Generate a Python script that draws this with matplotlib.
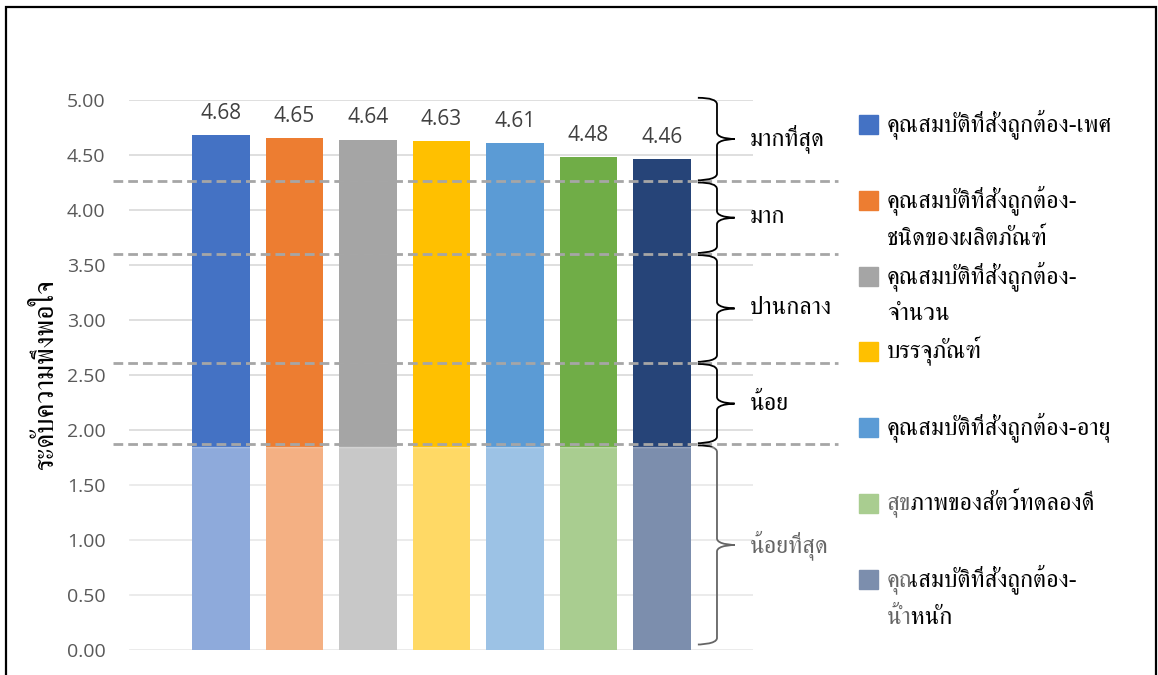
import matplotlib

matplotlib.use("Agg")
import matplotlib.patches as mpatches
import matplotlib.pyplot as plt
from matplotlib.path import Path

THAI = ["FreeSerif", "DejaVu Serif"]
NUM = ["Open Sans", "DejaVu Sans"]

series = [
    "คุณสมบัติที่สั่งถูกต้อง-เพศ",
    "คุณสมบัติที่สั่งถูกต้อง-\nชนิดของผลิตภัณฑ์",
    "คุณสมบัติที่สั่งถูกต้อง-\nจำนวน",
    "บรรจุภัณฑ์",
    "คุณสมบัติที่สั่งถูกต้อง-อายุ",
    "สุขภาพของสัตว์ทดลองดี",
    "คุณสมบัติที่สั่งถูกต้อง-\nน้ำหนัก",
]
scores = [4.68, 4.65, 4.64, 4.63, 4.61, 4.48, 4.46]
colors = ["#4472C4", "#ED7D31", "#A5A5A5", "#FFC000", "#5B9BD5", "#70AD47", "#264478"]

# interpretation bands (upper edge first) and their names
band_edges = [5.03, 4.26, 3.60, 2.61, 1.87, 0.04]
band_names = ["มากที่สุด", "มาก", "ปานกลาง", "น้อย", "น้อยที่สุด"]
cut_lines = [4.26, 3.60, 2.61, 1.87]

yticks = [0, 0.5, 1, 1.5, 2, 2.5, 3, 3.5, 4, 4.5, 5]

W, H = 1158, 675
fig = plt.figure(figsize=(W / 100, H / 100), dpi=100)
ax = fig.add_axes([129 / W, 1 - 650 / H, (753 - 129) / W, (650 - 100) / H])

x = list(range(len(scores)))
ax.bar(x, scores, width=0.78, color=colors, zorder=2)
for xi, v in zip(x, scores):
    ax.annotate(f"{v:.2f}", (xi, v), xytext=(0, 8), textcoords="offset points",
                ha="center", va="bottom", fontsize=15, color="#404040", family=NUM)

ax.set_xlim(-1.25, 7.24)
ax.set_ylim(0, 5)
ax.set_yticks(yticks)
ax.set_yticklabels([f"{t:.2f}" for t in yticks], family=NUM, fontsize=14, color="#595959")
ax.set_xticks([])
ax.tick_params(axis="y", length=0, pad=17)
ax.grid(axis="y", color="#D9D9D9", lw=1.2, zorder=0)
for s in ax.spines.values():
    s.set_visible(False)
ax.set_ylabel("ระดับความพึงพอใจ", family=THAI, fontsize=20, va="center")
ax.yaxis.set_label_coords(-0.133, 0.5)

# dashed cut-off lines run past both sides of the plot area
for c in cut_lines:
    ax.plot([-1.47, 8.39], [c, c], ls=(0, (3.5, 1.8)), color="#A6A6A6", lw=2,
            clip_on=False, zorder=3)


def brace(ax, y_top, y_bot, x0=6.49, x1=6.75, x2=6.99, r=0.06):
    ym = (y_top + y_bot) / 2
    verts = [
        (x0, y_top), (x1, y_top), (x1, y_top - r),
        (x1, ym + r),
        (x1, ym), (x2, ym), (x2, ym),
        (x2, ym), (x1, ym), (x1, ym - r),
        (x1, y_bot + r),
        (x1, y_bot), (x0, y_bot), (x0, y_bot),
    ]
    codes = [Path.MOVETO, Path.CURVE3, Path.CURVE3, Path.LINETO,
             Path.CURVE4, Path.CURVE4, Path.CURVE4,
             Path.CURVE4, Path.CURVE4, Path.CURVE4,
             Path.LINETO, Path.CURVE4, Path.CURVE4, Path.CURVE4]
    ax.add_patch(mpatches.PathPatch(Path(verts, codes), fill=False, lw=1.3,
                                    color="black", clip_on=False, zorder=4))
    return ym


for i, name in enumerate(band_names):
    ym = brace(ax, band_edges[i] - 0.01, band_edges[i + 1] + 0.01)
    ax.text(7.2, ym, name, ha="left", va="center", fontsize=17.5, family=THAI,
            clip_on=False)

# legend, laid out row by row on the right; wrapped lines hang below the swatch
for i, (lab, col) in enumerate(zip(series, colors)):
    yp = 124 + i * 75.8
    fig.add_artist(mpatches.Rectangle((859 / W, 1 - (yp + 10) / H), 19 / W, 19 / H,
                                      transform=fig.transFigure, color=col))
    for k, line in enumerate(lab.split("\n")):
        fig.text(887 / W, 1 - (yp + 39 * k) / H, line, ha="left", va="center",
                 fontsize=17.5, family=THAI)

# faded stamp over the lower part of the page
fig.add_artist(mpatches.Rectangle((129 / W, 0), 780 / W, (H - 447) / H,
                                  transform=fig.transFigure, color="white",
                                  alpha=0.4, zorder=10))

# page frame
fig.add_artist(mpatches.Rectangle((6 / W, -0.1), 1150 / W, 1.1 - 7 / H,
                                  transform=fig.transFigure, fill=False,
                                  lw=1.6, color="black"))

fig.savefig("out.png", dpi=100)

Exercise aim.
Repeat the data in full and exactly. Omit pictures.

Task result.
Generate a Python script that draws this with matplotlib.
import matplotlib

matplotlib.use("Agg")
import matplotlib.patches as mpatches
import matplotlib.pyplot as plt
from matplotlib.path import Path

THAI = ["FreeSerif", "DejaVu Serif"]
NUM = ["Open Sans", "DejaVu Sans"]

series = [
    "คุณสมบัติที่สั่งถูกต้อง-เพศ",
    "คุณสมบัติที่สั่งถูกต้อง-\nชนิดของผลิตภัณฑ์",
    "คุณสมบัติที่สั่งถูกต้อง-\nจำนวน",
    "บรรจุภัณฑ์",
    "คุณสมบัติที่สั่งถูกต้อง-อายุ",
    "สุขภาพของสัตว์ทดลองดี",
    "คุณสมบัติที่สั่งถูกต้อง-\nน้ำหนัก",
]
scores = [4.68, 4.65, 4.64, 4.63, 4.61, 4.48, 4.46]
colors = ["#4472C4", "#ED7D31", "#A5A5A5", "#FFC000", "#5B9BD5", "#70AD47", "#264478"]

# interpretation bands (upper edge first) and their names
band_edges = [5.03, 4.26, 3.60, 2.61, 1.87, 0.04]
band_names = ["มากที่สุด", "มาก", "ปานกลาง", "น้อย", "น้อยที่สุด"]
cut_lines = [4.26, 3.60, 2.61, 1.87]

yticks = [0, 0.5, 1, 1.5, 2, 2.5, 3, 3.5, 4, 4.5, 5]

W, H = 1158, 675
fig = plt.figure(figsize=(W / 100, H / 100), dpi=100)
ax = fig.add_axes([129 / W, 1 - 650 / H, (753 - 129) / W, (650 - 100) / H])

x = list(range(len(scores)))
ax.bar(x, scores, width=0.78, color=colors, zorder=2)
for xi, v in zip(x, scores):
    ax.annotate(f"{v:.2f}", (xi, v), xytext=(0, 8), textcoords="offset points",
                ha="center", va="bottom", fontsize=15, color="#404040", family=NUM)

ax.set_xlim(-1.25, 7.24)
ax.set_ylim(0, 5)
ax.set_yticks(yticks)
ax.set_yticklabels([f"{t:.2f}" for t in yticks], family=NUM, fontsize=14, color="#595959")
ax.set_xticks([])
ax.tick_params(axis="y", length=0, pad=17)
ax.grid(axis="y", color="#D9D9D9", lw=1.2, zorder=0)
for s in ax.spines.values():
    s.set_visible(False)
ax.set_ylabel("ระดับความพึงพอใจ", family=THAI, fontsize=20, va="center")
ax.yaxis.set_label_coords(-0.133, 0.5)

# dashed cut-off lines run past both sides of the plot area
for c in cut_lines:
    ax.plot([-1.47, 8.39], [c, c], ls=(0, (3.5, 1.8)), color="#A6A6A6", lw=2,
            clip_on=False, zorder=3)


def brace(ax, y_top, y_bot, x0=6.49, x1=6.75, x2=6.99, r=0.06):
    ym = (y_top + y_bot) / 2
    verts = [
        (x0, y_top), (x1, y_top), (x1, y_top - r),
        (x1, ym + r),
        (x1, ym), (x2, ym), (x2, ym),
        (x2, ym), (x1, ym), (x1, ym - r),
        (x1, y_bot + r),
        (x1, y_bot), (x0, y_bot), (x0, y_bot),
    ]
    codes = [Path.MOVETO, Path.CURVE3, Path.CURVE3, Path.LINETO,
             Path.CURVE4, Path.CURVE4, Path.CURVE4,
             Path.CURVE4, Path.CURVE4, Path.CURVE4,
             Path.LINETO, Path.CURVE4, Path.CURVE4, Path.CURVE4]
    ax.add_patch(mpatches.PathPatch(Path(verts, codes), fill=False, lw=1.3,
                                    color="black", clip_on=False, zorder=4))
    return ym


for i, name in enumerate(band_names):
    ym = brace(ax, band_edges[i] - 0.01, band_edges[i + 1] + 0.01)
    ax.text(7.2, ym, name, ha="left", va="center", fontsize=17.5, family=THAI,
            clip_on=False)

# legend, laid out row by row on the right; wrapped lines hang below the swatch
for i, (lab, col) in enumerate(zip(series, colors)):
    yp = 124 + i * 75.8
    fig.add_artist(mpatches.Rectangle((859 / W, 1 - (yp + 10) / H), 19 / W, 19 / H,
                                      transform=fig.transFigure, color=col))
    for k, line in enumerate(lab.split("\n")):
        fig.text(887 / W, 1 - (yp + 39 * k) / H, line, ha="left", va="center",
                 fontsize=17.5, family=THAI)

# faded stamp over the lower part of the page
fig.add_artist(mpatches.Rectangle((129 / W, 0), 780 / W, (H - 447) / H,
                                  transform=fig.transFigure, color="white",
                                  alpha=0.4, zorder=10))

# page frame
fig.add_artist(mpatches.Rectangle((6 / W, -0.1), 1150 / W, 1.1 - 7 / H,
                                  transform=fig.transFigure, fill=False,
                                  lw=1.6, color="black"))

fig.savefig("out.png", dpi=100)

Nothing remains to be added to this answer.